┌──

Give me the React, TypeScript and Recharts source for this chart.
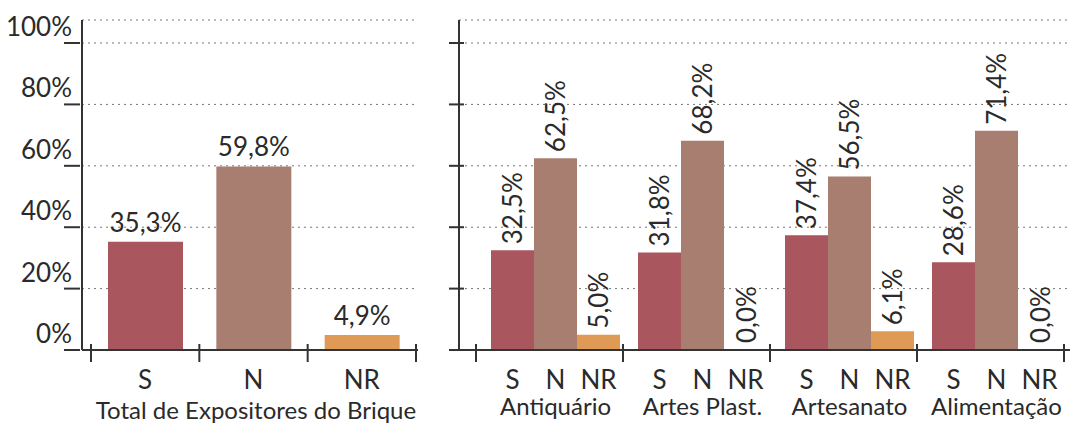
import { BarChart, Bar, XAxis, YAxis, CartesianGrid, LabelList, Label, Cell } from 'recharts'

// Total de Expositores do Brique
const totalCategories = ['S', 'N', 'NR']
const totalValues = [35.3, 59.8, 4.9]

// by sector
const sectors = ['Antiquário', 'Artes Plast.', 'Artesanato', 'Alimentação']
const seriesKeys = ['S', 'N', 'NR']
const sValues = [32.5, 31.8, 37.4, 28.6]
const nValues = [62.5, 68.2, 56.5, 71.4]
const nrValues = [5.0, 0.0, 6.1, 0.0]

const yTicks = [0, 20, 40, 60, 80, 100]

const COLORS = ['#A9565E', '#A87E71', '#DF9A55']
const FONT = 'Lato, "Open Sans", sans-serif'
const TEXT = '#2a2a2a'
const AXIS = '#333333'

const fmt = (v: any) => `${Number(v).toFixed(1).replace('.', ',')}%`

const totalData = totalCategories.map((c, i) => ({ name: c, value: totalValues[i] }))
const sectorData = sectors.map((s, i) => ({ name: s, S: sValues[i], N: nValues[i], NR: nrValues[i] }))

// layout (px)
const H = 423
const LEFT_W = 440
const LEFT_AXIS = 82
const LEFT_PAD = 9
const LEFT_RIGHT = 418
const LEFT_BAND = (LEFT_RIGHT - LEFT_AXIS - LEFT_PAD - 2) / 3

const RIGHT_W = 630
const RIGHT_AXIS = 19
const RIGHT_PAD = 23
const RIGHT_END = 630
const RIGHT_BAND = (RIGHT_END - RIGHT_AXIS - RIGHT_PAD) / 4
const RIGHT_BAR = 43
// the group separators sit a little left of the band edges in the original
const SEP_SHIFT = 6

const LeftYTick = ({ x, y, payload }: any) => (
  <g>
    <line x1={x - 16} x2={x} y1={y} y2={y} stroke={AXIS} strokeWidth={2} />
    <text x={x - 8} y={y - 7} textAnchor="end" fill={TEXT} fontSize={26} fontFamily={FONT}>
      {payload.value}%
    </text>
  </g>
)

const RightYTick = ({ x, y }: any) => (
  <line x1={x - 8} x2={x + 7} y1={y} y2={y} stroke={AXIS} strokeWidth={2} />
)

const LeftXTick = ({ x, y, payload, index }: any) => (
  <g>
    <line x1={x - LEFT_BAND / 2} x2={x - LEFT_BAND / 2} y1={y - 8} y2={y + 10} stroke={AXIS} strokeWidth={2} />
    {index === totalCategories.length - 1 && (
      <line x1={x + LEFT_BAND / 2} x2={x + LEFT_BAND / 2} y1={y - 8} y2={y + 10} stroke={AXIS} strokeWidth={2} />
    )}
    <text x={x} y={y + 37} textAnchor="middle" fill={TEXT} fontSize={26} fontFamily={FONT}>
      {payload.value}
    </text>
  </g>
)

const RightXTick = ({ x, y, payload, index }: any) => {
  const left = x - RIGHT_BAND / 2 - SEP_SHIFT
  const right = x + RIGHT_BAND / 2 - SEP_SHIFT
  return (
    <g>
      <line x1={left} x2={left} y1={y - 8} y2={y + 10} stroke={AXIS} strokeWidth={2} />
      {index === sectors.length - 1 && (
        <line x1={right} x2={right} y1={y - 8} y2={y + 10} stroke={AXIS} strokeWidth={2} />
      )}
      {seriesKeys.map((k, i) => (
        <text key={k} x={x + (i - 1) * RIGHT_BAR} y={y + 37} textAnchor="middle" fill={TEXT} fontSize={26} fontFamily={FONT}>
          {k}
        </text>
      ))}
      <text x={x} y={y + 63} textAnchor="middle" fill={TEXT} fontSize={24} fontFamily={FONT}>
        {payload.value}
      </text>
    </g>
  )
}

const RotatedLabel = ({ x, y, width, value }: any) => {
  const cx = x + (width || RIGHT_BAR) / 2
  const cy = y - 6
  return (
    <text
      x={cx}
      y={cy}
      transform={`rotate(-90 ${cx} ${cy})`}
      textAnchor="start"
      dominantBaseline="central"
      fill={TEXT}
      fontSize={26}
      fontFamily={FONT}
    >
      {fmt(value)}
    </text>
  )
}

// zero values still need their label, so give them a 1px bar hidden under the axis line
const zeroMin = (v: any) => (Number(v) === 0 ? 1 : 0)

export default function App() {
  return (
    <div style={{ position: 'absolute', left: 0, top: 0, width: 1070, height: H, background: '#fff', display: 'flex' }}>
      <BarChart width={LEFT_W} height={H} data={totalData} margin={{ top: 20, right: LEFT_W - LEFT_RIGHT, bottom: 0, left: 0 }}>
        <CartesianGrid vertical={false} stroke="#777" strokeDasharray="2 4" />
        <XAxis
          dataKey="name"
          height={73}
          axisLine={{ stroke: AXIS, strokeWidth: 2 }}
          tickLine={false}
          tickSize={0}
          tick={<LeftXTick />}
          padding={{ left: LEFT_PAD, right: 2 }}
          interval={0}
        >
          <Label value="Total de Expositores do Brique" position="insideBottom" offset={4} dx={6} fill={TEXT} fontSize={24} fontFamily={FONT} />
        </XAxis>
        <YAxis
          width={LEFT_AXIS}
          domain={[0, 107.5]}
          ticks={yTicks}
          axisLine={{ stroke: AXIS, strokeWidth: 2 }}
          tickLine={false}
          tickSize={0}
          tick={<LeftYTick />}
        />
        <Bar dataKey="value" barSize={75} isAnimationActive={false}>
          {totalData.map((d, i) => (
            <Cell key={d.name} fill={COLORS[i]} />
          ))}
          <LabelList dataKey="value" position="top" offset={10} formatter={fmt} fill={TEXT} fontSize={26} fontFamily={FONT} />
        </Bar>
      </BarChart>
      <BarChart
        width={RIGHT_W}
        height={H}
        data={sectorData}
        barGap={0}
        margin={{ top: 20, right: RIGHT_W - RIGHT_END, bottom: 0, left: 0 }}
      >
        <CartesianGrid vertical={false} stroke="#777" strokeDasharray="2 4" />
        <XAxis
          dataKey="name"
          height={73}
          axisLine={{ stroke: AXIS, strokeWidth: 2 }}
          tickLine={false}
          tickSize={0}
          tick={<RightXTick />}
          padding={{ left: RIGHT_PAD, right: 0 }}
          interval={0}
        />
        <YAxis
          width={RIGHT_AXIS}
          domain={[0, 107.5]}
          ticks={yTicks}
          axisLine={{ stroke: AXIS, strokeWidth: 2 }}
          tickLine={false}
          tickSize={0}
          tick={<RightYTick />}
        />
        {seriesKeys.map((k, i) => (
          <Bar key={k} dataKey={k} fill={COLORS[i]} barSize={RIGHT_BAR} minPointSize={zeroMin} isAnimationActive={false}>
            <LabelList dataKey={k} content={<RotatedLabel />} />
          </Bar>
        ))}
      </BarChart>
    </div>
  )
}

└──

## Exercise prompt
In the data above, please extract the lines from the first one through the line with "const totalValues = [35.3, 59.8, 4.9]", exactly, and keep pictures out.

## Finished task
Give me the React, TypeScript and Recharts source for this chart.
import { BarChart, Bar, XAxis, YAxis, CartesianGrid, LabelList, Label, Cell } from 'recharts'

// Total de Expositores do Brique
const totalCategories = ['S', 'N', 'NR']
const totalValues = [35.3, 59.8, 4.9]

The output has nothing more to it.